Online Encyclopedia of Western Signs and Ideograms Symbols.com

Symbol 8:1

0801

08:1 · The dot, or the very small, filled circle, is one of the most common Western ideograms. It has been used since the time of neolithic cave paintings and rock carvings. The oldest artefact showing dots I know is a mammoth tooth found at Malta, about 55 miles north-west of Irkutsk in Russia, close to the Mongolian border. It is about 24,000 years old and shows spirals made up by dots.
    From time immemorial long rows of dots or points have been used as a way of giving structure to a sign without using lines. as a solitary complement to other structures, the point is a younger sign, but still very old. One of our earliest known ideograms is 2609, the sun sign.
    In the Egyptian hieroglyphic writing, dots were seldom used, and when they were, they either meant grains of sand or grains of corn.

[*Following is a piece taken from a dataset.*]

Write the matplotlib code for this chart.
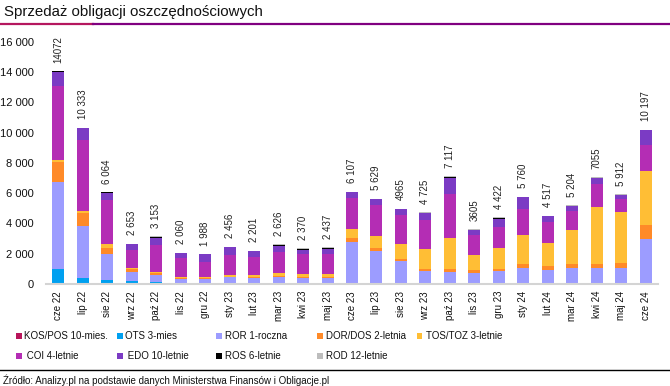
import matplotlib
matplotlib.use("Agg")
import matplotlib.pyplot as plt
from matplotlib.patches import Rectangle
from matplotlib.lines import Line2D
from matplotlib import font_manager
import numpy as np

plt.rcParams['font.family'] = ['Liberation Sans', 'DejaVu Sans']

months = ["cze 22", "lip 22", "sie 22", "wrz 22", "paź 22", "lis 22", "gru 22",
          "sty 23", "lut 23", "mar 23", "kwi 23", "maj 23", "cze 23", "lip 23",
          "sie 23", "wrz 23", "paź 23", "lis 23", "gru 23", "sty 24", "lut 24",
          "mar 24", "kwi 24", "maj 24", "cze 24"]

kos = [0] * 25
ots = [990, 396, 264, 200, 100, 20, 0, 50, 0, 0, 0, 0, 0, 0, 0, 0, 0, 0, 0,
       40, 30, 40, 40, 40, 40]
ror = [5742, 3454, 1738, 600, 480, 300, 310, 380, 410, 450, 410, 410, 2794, 2160,
       1510, 850, 810, 720, 850, 1030, 900, 1030, 1030, 1030, 2930]
dor = [1320, 858, 374, 170, 150, 100, 110, 20, 30, 70, 20, 30, 264, 200,
       130, 140, 180, 200, 140, 260, 250, 270, 270, 340, 950]
tos = [132, 110, 286, 80, 60, 20, 30, 140, 150, 190, 230, 230, 572, 810,
       1000, 1320, 2040, 990, 1380, 1910, 1530, 2240, 3760, 3360, 3540]
coi = [4884, 4686, 2882, 1210, 1790, 1250, 1030, 1320, 1190, 1400, 1300, 1340, 2070, 2020,
       1900, 1900, 2900, 1320, 1390, 1700, 1390, 1230, 1500, 860, 1720]
edo = [924, 792, 484, 360, 450, 340, 478, 516, 390, 390, 310, 320, 376, 400,
       390, 450, 1070, 330, 560, 780, 380, 350, 380, 260, 980]
ros = [48, 0, 22, 0, 80, 0, 0, 0, 0, 90, 70, 70, 0, 0,
       0, 30, 80, 0, 70, 0, 0, 0, 50, 0, 0]
rod = [32, 37, 14, 33, 43, 30, 30, 30, 31, 36, 30, 37, 31, 39,
       35, 35, 37, 45, 32, 40, 37, 44, 25, 22, 37]
total_labels = ["14072", "10 333", "6 064", "2 653", "3 153", "2 060", "1 988",
                "2 456", "2 201", "2 626", "2 370", "2 437", "6 107", "5 629",
                "4965", "4 725", "7 117", "3605", "4 422", "5 760", "4 517",
                "5 204", "7055", "5 912", "10 197"]

series = [
    ("KOS/POS 10-mies.", kos, "#B8145A"),
    ("OTS 3-mies", ots, "#00A0F0"),
    ("ROR 1-roczna", ror, "#9C9CFF"),
    ("DOR/DOS 2-letnia", dor, "#FF8A28"),
    ("TOS/TOZ 3-letnie", tos, "#FFBE35"),
    ("COI 4-letnie", coi, "#B42DB4"),
    ("EDO 10-letnie", edo, "#7B3BC4"),
    ("ROS 6-letnie", ros, "#000000"),
    ("ROD 12-letnie", rod, "#BDBDBD"),
]

installed = {f.name for f in font_manager.fontManager.ttflist}
narrow = "Liberation Sans Narrow" in installed
leg_family = ["Liberation Sans Narrow", "Liberation Sans"] if narrow else ["Liberation Sans"]
leg_size = 8 if narrow else 7

W, H = 670, 386
fig = plt.figure(figsize=(W / 100, H / 100), dpi=100)
ax = fig.add_axes([46 / W, (H - 284) / H, (658 - 46) / W, (284 - 41.7) / H])

x = np.arange(len(months))
bottom = np.zeros(len(months))
for name, vals, col in series:
    v = np.array(vals, dtype=float)
    ax.bar(x, v, 0.49, bottom=bottom, color=col, linewidth=0, zorder=2)
    bottom += v

for xi, tot, lab in zip(x, bottom, total_labels):
    ax.annotate(lab, (xi, tot), xytext=(0, 6), textcoords="offset points",
                rotation=90, ha="center", va="bottom", fontsize=7,
                color="#222222", annotation_clip=False)

ax.set_xlim(-0.5, len(months) - 0.5)
ax.set_ylim(0, 16000)
ax.set_yticks(np.arange(0, 16001, 2000))
ax.set_yticklabels([f"{int(t):,}".replace(",", " ") for t in np.arange(0, 16001, 2000)],
                   fontsize=8, color="#111111")
ax.set_xticks(x)
ax.set_xticklabels(months, rotation=90, fontsize=7, color="#111111")
ax.tick_params(axis="both", length=0)
ax.tick_params(axis="x", pad=5)
ax.tick_params(axis="y", pad=9)
for s in ax.spines.values():
    s.set_visible(False)
ax.axhline(0, color="#d4d4d4", lw=1.5, zorder=3, clip_on=False)

# title
fig.text(4 / W, 1 - 12 / H, "Sprzedaż obligacji oszczędnościowych", fontsize=10.8,
         ha="left", va="center", color="#111111")
fig.add_artist(Line2D([0, 93 / W], [1 - 24 / H] * 2, color="#B5175E", lw=1.6))
fig.add_artist(Line2D([93 / W, 1], [1 - 24 / H] * 2, color="#800080", lw=1.6))

# legend
marker_x = [16, 117, 216, 317, 417]
text_x = [24, 125, 225, 326, 426]
rows_y = [336, 356]
for i, (name, vals, col) in enumerate(series):
    r, c = divmod(i, 5)
    y = rows_y[r]
    fig.add_artist(Rectangle((marker_x[c] / W, 1 - (y + 3) / H), 5.5 / W, 6 / H,
                             transform=fig.transFigure, color=col, lw=0))
    label = (" " + name) if r == 1 and c < 2 else name
    fig.text(text_x[c] / W, 1 - y / H, label, fontsize=leg_size, ha="left",
             va="center", color="#111111", family=leg_family)

# source
fig.add_artist(Line2D([0, 1], [1 - 370 / H] * 2, color="#000000", lw=1.0))
fig.text(3 / W, 1 - 380 / H,
         "Źródło: Analizy.pl na podstawie danych Ministerstwa Finansów i Obligacje.pl",
         fontsize=7, ha="left", va="center", color="#111111")

fig.savefig("out.png", dpi=100)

    Small, shallow, round cavities are common on prehistoric rock carvings in northern Europe. They figure together with signs that seem to stand for the eclipsed sun, 2615. The Swedish archeologist Göran Henriksson has studied these carvings for many years. In 1991 he made a break-through after having compared the configurations of the small cavities with the configurations of planets and stars at different times in the past with the help of computers. His findings indicate that these small cavities stand for planets and especially prominent fixed stars. The rock carvings seem to be records of solar eclipses. Signs for the sun and for the most prominent planet stars and fixed stars, as they were configurated at the time of the eclipse, have been carved into rock faces as records for future generations. Thus the configuration at the time of the solar eclipse of 1596 B.C. is recorded on at least three rock-carvings: one in Midlothian in Scotland, one in Ekenberg, Östergötland, Sweden, and one near the Lake Onega in Russia.

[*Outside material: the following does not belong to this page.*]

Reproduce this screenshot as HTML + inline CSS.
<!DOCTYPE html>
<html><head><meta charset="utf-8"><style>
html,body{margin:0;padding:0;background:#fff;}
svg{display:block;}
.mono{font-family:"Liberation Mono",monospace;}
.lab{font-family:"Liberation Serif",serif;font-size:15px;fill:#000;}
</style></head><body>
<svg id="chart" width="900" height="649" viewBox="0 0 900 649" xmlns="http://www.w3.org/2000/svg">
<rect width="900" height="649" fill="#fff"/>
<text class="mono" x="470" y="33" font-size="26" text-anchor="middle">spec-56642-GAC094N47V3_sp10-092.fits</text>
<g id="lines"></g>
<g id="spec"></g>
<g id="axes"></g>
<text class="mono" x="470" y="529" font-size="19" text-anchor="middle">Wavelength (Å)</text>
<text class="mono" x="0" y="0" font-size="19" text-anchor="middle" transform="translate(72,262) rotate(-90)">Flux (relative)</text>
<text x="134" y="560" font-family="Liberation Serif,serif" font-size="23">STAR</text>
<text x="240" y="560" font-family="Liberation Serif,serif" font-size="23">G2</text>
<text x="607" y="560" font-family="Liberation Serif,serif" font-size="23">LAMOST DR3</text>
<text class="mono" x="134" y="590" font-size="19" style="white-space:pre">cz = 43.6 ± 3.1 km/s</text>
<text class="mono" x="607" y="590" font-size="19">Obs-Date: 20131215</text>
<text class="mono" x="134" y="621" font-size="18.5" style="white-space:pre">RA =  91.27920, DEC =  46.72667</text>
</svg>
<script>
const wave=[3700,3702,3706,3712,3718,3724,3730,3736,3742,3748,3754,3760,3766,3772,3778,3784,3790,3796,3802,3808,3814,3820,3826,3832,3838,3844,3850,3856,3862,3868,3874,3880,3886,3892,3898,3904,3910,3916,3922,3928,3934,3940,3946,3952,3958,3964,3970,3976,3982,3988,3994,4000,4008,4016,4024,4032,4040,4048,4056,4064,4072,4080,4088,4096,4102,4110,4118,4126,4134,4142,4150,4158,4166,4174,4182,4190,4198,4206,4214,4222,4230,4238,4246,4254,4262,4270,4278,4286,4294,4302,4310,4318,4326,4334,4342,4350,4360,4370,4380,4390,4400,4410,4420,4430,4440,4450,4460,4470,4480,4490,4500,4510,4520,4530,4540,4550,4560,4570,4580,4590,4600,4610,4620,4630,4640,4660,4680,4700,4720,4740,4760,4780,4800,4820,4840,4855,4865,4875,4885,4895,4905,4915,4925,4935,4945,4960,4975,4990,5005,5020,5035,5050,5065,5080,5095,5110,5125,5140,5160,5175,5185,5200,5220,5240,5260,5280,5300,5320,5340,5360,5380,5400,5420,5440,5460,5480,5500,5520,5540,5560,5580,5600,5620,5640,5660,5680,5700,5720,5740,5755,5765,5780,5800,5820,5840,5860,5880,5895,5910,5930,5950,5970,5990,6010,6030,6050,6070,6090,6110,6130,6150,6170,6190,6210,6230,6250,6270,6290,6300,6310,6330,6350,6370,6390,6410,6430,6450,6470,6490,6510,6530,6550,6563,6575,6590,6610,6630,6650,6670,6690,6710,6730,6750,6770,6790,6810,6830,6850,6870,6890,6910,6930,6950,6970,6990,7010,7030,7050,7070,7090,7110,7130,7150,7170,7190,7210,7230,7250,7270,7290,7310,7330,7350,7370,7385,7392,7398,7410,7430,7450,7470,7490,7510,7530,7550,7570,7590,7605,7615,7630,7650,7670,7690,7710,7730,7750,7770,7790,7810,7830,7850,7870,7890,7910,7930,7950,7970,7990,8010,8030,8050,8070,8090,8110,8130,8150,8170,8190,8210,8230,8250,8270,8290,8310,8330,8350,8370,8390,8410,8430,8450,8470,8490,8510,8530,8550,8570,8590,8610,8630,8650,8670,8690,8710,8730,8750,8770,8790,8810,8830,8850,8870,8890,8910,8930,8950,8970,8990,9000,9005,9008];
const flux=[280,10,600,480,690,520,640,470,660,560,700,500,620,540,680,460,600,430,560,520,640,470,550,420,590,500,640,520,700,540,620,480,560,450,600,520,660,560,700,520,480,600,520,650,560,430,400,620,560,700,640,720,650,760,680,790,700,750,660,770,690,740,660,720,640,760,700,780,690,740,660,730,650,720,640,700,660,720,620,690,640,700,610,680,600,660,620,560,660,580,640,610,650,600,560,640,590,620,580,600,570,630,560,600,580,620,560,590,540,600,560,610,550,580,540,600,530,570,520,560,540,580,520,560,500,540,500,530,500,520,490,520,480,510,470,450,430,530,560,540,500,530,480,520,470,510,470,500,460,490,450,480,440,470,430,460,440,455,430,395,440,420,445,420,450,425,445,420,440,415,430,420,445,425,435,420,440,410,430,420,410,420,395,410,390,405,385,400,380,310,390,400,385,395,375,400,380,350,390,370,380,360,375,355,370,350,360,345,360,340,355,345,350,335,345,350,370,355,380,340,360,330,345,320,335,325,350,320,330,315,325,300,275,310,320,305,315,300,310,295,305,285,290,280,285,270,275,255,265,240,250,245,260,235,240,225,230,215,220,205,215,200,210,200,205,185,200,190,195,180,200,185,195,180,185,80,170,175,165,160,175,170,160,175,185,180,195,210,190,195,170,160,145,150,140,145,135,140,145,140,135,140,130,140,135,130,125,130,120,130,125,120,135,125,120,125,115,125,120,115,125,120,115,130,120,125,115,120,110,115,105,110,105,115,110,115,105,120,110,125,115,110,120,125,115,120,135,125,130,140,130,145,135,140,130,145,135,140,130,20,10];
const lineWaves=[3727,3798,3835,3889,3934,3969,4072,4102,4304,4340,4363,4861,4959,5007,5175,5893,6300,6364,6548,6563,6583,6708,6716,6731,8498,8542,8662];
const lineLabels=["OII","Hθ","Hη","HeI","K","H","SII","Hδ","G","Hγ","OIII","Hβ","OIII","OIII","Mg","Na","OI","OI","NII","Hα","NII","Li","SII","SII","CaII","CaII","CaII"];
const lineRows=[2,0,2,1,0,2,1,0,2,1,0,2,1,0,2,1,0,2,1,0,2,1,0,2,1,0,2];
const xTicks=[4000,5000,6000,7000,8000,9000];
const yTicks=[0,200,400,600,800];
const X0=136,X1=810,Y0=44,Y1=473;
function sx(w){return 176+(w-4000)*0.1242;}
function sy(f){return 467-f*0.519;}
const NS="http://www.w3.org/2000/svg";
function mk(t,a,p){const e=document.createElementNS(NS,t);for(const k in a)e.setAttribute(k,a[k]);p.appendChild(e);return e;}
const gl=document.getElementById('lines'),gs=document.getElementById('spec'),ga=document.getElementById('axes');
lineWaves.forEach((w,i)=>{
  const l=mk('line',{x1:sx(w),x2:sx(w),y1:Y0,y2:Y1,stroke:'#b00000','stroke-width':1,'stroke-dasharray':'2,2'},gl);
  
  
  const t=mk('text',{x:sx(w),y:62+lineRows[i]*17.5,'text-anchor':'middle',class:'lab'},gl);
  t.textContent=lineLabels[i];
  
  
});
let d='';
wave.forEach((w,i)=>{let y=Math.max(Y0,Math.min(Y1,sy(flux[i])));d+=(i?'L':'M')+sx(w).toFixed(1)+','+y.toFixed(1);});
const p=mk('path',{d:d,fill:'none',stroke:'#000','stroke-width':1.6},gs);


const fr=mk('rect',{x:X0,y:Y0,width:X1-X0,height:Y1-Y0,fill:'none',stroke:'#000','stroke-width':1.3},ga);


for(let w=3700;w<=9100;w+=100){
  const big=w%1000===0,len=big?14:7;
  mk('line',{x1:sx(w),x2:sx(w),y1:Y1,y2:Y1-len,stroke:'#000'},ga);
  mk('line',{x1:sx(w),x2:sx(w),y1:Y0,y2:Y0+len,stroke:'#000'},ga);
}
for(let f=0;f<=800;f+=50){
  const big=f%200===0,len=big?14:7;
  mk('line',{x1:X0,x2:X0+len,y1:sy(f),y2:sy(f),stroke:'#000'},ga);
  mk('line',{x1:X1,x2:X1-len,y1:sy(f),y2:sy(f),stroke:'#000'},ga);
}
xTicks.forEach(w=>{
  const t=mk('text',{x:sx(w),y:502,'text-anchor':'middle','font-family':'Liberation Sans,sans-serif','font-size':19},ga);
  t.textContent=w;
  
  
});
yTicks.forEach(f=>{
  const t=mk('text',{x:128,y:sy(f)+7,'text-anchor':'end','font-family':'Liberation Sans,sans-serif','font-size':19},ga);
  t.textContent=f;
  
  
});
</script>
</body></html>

    Whether the point is used separate from, or in conjunction with other structures it seems to denote something small or focused, or of short duration. This can be exemplified by the dot as an ideogram in musical notation meaning staccato, with distinct brakes between successive tones.

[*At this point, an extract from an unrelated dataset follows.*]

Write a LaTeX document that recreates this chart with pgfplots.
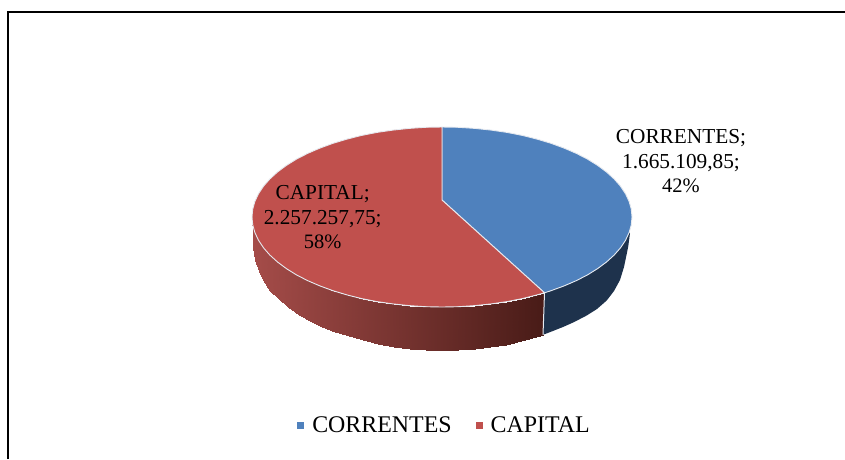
\documentclass[border=0pt]{standalone}
\usepackage{fontspec}
\setmainfont{Liberation Serif}
\usepackage{pgfplots}
\pgfplotsset{compat=1.18}
\definecolor{cblue}{HTML}{4F81BD}
\definecolor{cred}{HTML}{C0504D}
\definecolor{cbluedark}{HTML}{1E324C}
\definecolor{cedge}{HTML}{E6EAF0}
\begin{document}
\begin{tikzpicture}
\path[use as bounding box] (0,0) rectangle (845pt,459pt);
\begin{axis}[
  width=845pt,height=459pt,scale only axis,
  xmin=0,xmax=845,ymin=0,ymax=459,y dir=reverse,
  hide axis,
  colormap={side}{rgb255(0cm)=(165,76,73); rgb255(1cm)=(72,27,23)},
  point meta min=252, point meta max=545,
  legend columns=2,
  legend cell align=left,
  legend style={at={(axis cs:444.5,425)},anchor=center,draw=none,fill=none,inner sep=0pt,
    font=\fontsize{23.9}{26}\selectfont,
    /tikz/every even column/.append style={column sep=22pt}},
  legend image code/.code={\path[draw=none,fill=none] (0pt,0pt) -- (13pt,0pt);\fill[#1,draw=none] (0pt,-3.5pt) rectangle (7pt,3.5pt);},
]
% side of the capital slice
\addplot[surf,shader=interp,mesh/cols=2,point meta=x,forget plot] table {
x y
252 217
252.5 235
252.7 224.8
253.3 247
254.9 232.6
255 260
258.5 240.3
258.5 271
263.5 247.8
262.5 280
269.8 255
270 291
277.5 262
278.5 299
286.4 268.6
288 307
296.5 274.9
299 315
307.6 280.6
310 321
319.9 285.9
322 327
333 290.7
335 332
347 294.9
348.5 336.3
361.7 298.6
363 340.3
377 301.6
378 343.8
392.8 303.9
393.6 346.5
409 305.6
409.5 348.6
425.4 306.7
425.7 349.6
442 307
442 350
458.6 306.7
458.3 349.6
475 305.6
474.5 348.6
491.2 303.9
490.4 346.9
507 301.6
506 344.5
522.3 298.6
521 341.4
537 294.9
535.5 337.2
544.5 292.8
543 334.8
};
% side of the correntes slice
\addplot[fill=cbluedark,draw=none,forget plot] coordinates {
(544.5,292.8)(551,290.7)(564.1,285.9)(576.4,280.6)(587.5,274.9)(597.6,268.6)(606.5,262)(614.2,255)(620.5,247.8)(625.5,240.3)(629.1,232.6)
(630,233)(628.3,246)(626.7,254)(624,267)(620,280)(614,291)(606.7,300.5)(597,309)(586.7,315.5)(574.2,322)(563,327)(549.3,332.4)(543,334.8)
} -- cycle;
\addplot[draw=cedge,line width=1pt,forget plot] coordinates {(544.5,292.8)(543,334.8)};
% top faces
\addplot[fill=cblue,draw=cedge,line width=0.9pt] coordinates {
(442,200)(442,127)(458.6,127.3)(475,128.4)(491.2,130.1)(507,132.4)(522.3,135.4)(537,139.1)(551,143.3)(564.1,148.1)(576.4,153.4)(587.5,159.1)(597.6,165.4)(606.5,172)(614.2,179)(620.5,186.2)(625.5,193.7)(629.1,201.4)(631.3,209.2)(632,217)
(631.3,224.8)(629.1,232.6)(625.5,240.3)(620.5,247.8)(614.2,255)(606.5,262)(597.6,268.6)(587.5,274.9)(576.4,280.6)(564.1,285.9)(551,290.7)(544.5,292.8)
} -- cycle;
\addlegendentry{CORRENTES}
\addplot[fill=cred,draw=cedge,line width=0.9pt] coordinates {
(442,200)(544.5,292.8)(537,294.9)(522.3,298.6)(507,301.6)(491.2,303.9)(475,305.6)(458.6,306.7)(442,307)(425.4,306.7)(409,305.6)(392.8,303.9)(377,301.6)(361.7,298.6)(347,294.9)(333,290.7)(319.9,285.9)(307.6,280.6)(296.5,274.9)(286.4,268.6)(277.5,262)(269.8,255)(263.5,247.8)(258.5,240.3)(254.9,232.6)(252.7,224.8)(252,217)
(252.7,209.2)(254.9,201.4)(258.5,193.7)(263.5,186.2)(269.8,179)(277.5,172)(286.4,165.4)(296.5,159.1)(307.6,153.4)(319.9,148.1)(333,143.3)(347,139.1)(361.7,135.4)(377,132.4)(392.8,130.1)(409,128.4)(425.4,127.3)(442,127)
} -- cycle;
\addlegendentry{CAPITAL}
% frame
\addplot[black,line width=1.7pt,forget plot] coordinates {(8.2,459)(8.2,11.7)(845,11.7)};
% labels
\node[anchor=base,inner sep=0pt] at (axis cs:681,143) {\fontsize{21.3}{25}\selectfont CORRENTES;};
\node[anchor=base,inner sep=0pt] at (axis cs:681,168) {\fontsize{21.3}{25}\selectfont 1.665.109,85;};
\node[anchor=base,inner sep=0pt] at (axis cs:681,192.7) {\fontsize{20.5}{25}\selectfont 42\%};
\node[anchor=base,inner sep=0pt] at (axis cs:322.7,199) {\fontsize{21.3}{25}\selectfont CAPITAL;};
\node[anchor=base,inner sep=0pt] at (axis cs:322.7,224) {\fontsize{21.3}{25}\selectfont 2.257.257,75;};
\node[anchor=base,inner sep=0pt] at (axis cs:322.7,248) {\fontsize{20.5}{25}\selectfont 58\%};
\end{axis}
\end{tikzpicture}
\end{document}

    Dots combined with other ideograms can also enhance or intensify their meanings. See, for example, the signs 0802k and 0803k.
    The dot can also denote a beginning, as in 0645, or, as in 0646, an end, a goal.
    The dot, the line, the circle segment, and the two spirals constitute the basic elements by which all Western ideograms are designed.
    One or more dots are signs associated with water and liquids in Western ideography. If the signs 0901 , shoal, and 0918, submerged wreck, used on nautical charts are encircled by points as in 1104 and 1114, this symbolizes that the items lie on the water's edge. And 3022a is an alchemical sign for urine, i.e. liquid on the ground.